==== Data

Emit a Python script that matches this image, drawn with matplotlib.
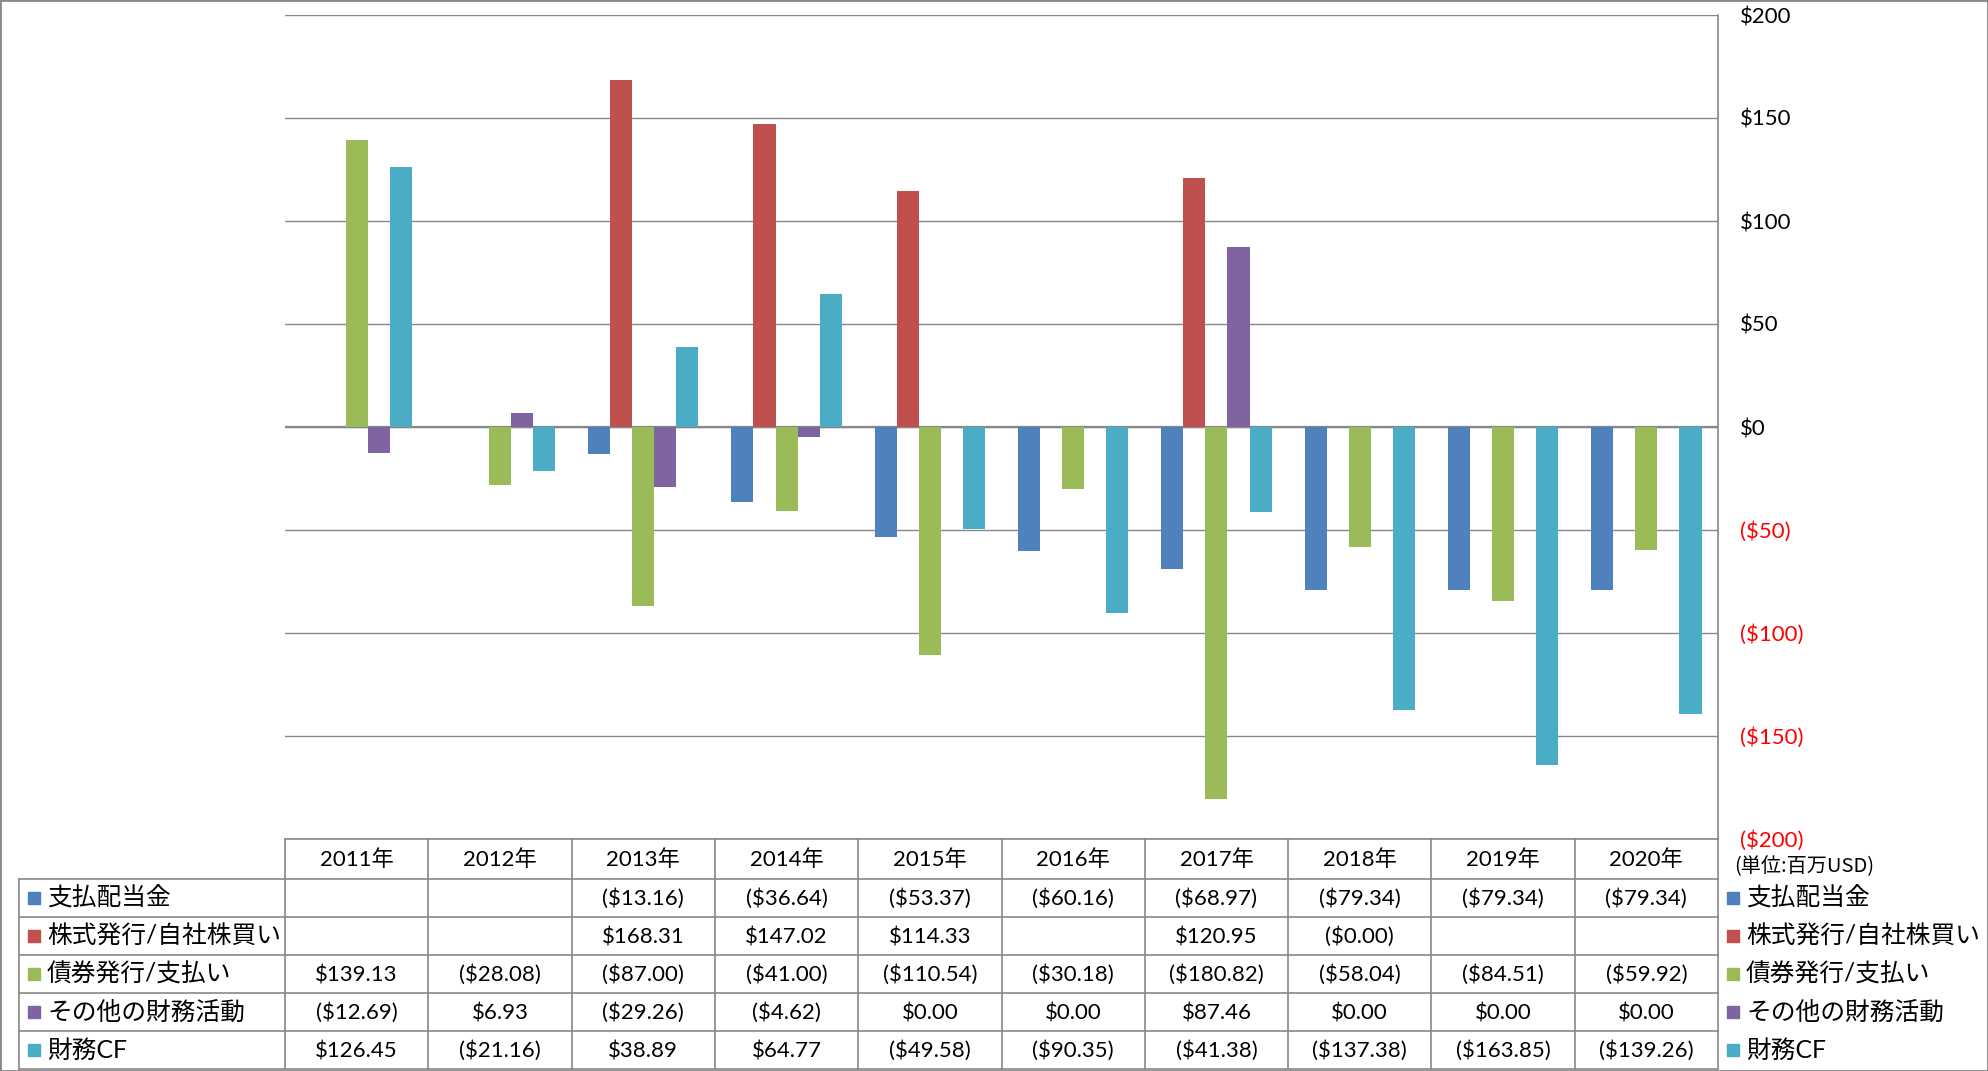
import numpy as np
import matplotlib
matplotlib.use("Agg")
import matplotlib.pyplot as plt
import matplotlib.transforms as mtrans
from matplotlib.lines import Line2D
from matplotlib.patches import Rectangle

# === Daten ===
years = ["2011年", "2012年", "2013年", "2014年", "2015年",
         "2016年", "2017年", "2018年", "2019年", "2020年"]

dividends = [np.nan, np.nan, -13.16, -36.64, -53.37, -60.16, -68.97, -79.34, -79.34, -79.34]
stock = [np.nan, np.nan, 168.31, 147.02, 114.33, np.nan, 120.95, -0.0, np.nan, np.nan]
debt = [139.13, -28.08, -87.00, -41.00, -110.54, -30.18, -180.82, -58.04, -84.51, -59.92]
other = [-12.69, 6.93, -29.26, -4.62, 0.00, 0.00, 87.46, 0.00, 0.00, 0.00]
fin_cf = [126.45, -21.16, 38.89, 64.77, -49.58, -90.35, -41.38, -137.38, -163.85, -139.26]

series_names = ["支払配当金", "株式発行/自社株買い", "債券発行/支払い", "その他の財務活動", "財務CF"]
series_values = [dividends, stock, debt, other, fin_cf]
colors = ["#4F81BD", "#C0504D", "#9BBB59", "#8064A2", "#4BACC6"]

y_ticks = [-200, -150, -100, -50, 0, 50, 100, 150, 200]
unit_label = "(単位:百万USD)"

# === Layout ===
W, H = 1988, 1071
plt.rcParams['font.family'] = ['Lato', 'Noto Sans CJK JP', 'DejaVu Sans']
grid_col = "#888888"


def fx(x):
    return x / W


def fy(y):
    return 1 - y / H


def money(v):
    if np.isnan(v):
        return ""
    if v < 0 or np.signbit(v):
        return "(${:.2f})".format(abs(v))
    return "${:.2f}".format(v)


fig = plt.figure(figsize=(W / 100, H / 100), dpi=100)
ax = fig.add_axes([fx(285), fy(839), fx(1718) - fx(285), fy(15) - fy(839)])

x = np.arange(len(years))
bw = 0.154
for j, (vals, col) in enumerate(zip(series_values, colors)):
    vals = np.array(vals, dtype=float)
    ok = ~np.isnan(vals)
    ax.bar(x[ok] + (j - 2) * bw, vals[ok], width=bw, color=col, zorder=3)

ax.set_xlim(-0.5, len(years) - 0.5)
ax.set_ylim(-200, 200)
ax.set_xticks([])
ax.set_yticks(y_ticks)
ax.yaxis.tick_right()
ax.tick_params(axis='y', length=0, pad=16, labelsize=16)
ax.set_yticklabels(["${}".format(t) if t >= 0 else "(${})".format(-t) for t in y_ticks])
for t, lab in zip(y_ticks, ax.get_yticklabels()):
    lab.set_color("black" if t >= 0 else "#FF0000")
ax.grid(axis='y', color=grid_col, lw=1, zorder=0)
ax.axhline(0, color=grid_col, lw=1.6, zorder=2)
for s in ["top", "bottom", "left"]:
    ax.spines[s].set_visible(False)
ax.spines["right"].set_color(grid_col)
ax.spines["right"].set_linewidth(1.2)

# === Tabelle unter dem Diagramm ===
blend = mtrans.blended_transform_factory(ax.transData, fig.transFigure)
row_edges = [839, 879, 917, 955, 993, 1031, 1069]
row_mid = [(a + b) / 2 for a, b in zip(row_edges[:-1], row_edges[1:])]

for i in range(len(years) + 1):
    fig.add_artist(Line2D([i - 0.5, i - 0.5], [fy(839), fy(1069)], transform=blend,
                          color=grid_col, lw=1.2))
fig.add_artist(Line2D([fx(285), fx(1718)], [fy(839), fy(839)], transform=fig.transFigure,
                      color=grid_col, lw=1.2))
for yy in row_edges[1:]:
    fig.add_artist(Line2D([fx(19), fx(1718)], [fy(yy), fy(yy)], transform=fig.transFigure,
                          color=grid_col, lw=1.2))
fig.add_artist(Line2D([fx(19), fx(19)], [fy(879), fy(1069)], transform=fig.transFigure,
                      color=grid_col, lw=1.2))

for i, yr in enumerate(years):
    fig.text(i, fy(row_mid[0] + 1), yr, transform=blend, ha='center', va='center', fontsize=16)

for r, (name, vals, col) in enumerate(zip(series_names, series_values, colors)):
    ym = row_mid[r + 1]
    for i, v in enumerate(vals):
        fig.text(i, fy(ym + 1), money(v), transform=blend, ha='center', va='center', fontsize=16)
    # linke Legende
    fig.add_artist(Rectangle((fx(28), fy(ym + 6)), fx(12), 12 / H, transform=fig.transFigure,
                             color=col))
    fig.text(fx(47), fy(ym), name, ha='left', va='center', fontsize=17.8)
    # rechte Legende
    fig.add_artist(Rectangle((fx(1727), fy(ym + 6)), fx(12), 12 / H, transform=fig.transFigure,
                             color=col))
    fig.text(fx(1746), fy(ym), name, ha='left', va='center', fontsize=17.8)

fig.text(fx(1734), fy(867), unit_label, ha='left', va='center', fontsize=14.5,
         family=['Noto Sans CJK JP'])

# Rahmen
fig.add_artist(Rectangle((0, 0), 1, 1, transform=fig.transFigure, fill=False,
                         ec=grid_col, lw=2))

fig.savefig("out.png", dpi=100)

========

**Challenge:** Pictures stay out. Repeat only the lines from the beginning of the data through the line that has "ax = fig.add_axes([fx(285), fy(839), fx(1718)".

**Answer for the task:**
Emit a Python script that matches this image, drawn with matplotlib.
import numpy as np
import matplotlib
matplotlib.use("Agg")
import matplotlib.pyplot as plt
import matplotlib.transforms as mtrans
from matplotlib.lines import Line2D
from matplotlib.patches import Rectangle

# === Daten ===
years = ["2011年", "2012年", "2013年", "2014年", "2015年",
         "2016年", "2017年", "2018年", "2019年", "2020年"]

dividends = [np.nan, np.nan, -13.16, -36.64, -53.37, -60.16, -68.97, -79.34, -79.34, -79.34]
stock = [np.nan, np.nan, 168.31, 147.02, 114.33, np.nan, 120.95, -0.0, np.nan, np.nan]
debt = [139.13, -28.08, -87.00, -41.00, -110.54, -30.18, -180.82, -58.04, -84.51, -59.92]
other = [-12.69, 6.93, -29.26, -4.62, 0.00, 0.00, 87.46, 0.00, 0.00, 0.00]
fin_cf = [126.45, -21.16, 38.89, 64.77, -49.58, -90.35, -41.38, -137.38, -163.85, -139.26]

series_names = ["支払配当金", "株式発行/自社株買い", "債券発行/支払い", "その他の財務活動", "財務CF"]
series_values = [dividends, stock, debt, other, fin_cf]
colors = ["#4F81BD", "#C0504D", "#9BBB59", "#8064A2", "#4BACC6"]

y_ticks = [-200, -150, -100, -50, 0, 50, 100, 150, 200]
unit_label = "(単位:百万USD)"

# === Layout ===
W, H = 1988, 1071
plt.rcParams['font.family'] = ['Lato', 'Noto Sans CJK JP', 'DejaVu Sans']
grid_col = "#888888"


def fx(x):
    return x / W


def fy(y):
    return 1 - y / H


def money(v):
    if np.isnan(v):
        return ""
    if v < 0 or np.signbit(v):
        return "(${:.2f})".format(abs(v))
    return "${:.2f}".format(v)


fig = plt.figure(figsize=(W / 100, H / 100), dpi=100)
ax = fig.add_axes([fx(285), fy(839), fx(1718) - fx(285), fy(15) - fy(839)])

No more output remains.